GOAL:
Retype only what runs from the first line of the listing to the line holding "const xTicks = [0, 250, 500, 750, 1000, 1250, 1500, 1750]", both included. Do not retype the pictures.

● ● ●

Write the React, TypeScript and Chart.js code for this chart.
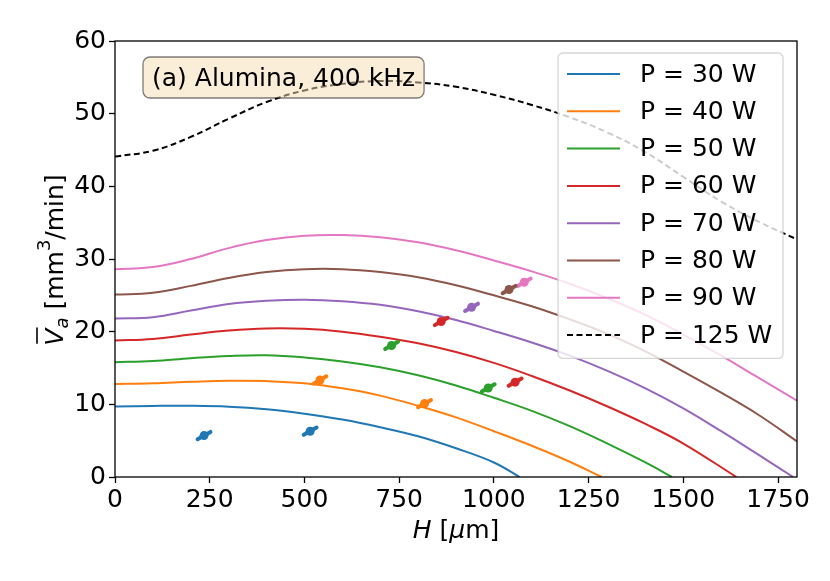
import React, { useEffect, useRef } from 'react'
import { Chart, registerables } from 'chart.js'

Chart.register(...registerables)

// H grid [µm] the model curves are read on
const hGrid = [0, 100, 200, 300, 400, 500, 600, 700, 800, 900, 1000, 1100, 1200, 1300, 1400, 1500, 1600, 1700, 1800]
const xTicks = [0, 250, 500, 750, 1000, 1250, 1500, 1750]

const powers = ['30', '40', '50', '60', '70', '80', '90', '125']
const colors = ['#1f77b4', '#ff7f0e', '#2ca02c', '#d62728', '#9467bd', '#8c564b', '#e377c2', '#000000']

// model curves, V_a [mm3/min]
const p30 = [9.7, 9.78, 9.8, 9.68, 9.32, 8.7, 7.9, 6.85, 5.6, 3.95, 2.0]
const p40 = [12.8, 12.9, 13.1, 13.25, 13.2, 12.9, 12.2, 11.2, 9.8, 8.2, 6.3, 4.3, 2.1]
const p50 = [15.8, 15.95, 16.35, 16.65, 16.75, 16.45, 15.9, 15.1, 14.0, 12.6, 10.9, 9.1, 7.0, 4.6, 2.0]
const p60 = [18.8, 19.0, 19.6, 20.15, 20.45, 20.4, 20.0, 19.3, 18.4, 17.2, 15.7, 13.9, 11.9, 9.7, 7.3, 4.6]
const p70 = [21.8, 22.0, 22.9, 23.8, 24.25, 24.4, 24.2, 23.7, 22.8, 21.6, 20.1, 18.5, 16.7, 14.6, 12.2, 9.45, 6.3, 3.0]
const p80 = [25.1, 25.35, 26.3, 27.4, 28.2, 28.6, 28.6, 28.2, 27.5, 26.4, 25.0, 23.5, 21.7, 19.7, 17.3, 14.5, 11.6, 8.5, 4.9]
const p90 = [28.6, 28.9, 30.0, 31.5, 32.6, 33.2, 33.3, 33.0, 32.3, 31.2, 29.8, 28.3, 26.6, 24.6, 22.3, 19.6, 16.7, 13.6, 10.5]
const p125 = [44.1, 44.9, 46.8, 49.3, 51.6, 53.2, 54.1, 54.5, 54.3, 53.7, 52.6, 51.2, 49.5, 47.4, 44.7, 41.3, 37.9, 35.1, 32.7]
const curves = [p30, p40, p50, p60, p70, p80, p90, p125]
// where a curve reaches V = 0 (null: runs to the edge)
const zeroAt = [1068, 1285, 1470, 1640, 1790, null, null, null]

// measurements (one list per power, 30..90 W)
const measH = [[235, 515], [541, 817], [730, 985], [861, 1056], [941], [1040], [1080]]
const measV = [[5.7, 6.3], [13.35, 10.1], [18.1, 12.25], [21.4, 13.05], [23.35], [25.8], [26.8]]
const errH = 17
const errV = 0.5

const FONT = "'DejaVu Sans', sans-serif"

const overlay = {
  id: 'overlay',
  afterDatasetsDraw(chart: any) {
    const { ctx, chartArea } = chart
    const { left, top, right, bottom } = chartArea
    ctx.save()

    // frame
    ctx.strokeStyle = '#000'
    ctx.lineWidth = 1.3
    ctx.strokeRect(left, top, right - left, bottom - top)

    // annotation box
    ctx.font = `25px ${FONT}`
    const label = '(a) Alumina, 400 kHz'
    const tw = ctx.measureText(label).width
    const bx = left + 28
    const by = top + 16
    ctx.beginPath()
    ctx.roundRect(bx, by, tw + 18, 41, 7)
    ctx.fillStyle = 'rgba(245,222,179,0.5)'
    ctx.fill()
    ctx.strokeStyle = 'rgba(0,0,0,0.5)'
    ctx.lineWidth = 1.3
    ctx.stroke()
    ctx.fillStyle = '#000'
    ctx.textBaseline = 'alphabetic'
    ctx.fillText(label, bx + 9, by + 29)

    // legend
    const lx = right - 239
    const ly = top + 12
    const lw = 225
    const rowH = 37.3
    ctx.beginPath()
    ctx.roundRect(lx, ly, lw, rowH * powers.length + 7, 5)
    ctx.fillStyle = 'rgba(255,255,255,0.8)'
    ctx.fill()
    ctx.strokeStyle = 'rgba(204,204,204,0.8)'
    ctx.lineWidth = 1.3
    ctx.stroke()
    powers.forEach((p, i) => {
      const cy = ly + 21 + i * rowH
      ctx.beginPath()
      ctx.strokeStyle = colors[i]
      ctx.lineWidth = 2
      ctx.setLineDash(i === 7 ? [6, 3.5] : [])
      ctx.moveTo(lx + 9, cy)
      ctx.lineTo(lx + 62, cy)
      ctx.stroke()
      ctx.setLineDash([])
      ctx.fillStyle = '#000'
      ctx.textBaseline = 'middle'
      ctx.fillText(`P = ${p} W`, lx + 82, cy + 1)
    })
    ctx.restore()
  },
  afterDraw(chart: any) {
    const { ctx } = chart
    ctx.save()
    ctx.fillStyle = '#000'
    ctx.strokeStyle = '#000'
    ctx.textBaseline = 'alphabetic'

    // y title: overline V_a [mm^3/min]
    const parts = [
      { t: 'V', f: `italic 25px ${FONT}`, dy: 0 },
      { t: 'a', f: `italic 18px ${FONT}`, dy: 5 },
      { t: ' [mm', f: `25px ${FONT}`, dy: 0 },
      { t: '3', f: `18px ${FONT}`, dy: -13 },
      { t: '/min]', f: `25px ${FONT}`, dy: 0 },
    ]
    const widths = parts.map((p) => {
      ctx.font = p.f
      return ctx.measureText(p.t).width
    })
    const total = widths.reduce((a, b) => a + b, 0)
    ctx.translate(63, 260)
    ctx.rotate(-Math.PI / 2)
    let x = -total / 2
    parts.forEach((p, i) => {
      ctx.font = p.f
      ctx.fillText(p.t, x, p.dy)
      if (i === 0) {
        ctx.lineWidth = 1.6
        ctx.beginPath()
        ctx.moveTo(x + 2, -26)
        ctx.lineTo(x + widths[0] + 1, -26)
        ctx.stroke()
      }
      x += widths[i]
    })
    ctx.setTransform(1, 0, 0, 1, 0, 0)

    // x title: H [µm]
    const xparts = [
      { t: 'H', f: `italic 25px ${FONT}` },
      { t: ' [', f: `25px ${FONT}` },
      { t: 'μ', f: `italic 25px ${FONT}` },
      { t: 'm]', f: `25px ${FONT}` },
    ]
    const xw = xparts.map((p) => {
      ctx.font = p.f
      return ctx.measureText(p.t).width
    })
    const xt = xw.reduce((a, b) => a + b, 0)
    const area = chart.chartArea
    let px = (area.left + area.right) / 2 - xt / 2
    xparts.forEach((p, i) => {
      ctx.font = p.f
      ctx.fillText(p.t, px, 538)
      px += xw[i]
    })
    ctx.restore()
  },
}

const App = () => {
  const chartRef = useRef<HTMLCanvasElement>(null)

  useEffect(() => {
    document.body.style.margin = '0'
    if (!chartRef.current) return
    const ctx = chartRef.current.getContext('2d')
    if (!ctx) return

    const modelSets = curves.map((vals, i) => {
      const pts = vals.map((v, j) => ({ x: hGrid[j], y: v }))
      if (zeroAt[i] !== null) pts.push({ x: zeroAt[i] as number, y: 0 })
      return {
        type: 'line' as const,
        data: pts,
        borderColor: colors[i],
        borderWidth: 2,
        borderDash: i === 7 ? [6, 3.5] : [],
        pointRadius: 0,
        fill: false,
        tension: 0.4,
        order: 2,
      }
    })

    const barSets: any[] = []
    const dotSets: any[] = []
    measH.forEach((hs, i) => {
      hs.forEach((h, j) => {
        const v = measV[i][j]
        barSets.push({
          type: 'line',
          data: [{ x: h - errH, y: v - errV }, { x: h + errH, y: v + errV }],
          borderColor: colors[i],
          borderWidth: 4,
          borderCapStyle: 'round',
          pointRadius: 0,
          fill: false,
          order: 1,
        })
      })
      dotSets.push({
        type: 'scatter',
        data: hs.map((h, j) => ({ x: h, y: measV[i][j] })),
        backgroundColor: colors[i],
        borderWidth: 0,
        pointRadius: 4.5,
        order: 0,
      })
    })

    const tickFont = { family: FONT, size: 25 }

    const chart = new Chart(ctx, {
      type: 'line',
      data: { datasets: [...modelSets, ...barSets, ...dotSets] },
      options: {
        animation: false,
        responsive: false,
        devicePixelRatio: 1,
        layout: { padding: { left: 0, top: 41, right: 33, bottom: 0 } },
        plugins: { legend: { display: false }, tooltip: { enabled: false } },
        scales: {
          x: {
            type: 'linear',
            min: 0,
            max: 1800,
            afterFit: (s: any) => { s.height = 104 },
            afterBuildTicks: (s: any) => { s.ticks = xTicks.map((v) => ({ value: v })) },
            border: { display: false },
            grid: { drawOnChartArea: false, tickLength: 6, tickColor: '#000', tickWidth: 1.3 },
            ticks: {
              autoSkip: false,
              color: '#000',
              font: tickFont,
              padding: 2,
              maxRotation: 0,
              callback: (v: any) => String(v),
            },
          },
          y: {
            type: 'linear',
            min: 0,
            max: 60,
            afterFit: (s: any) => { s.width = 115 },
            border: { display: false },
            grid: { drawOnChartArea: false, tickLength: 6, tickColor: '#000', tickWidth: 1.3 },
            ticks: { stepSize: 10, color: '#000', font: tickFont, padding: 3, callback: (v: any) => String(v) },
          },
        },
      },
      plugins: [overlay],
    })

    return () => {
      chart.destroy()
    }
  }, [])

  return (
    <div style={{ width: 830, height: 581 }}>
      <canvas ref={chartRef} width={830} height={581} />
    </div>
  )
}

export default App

● ● ●

RESPONSE TO THE TASK:
Write the React, TypeScript and Chart.js code for this chart.
import React, { useEffect, useRef } from 'react'
import { Chart, registerables } from 'chart.js'

Chart.register(...registerables)

// H grid [µm] the model curves are read on
const hGrid = [0, 100, 200, 300, 400, 500, 600, 700, 800, 900, 1000, 1100, 1200, 1300, 1400, 1500, 1600, 1700, 1800]
const xTicks = [0, 250, 500, 750, 1000, 1250, 1500, 1750]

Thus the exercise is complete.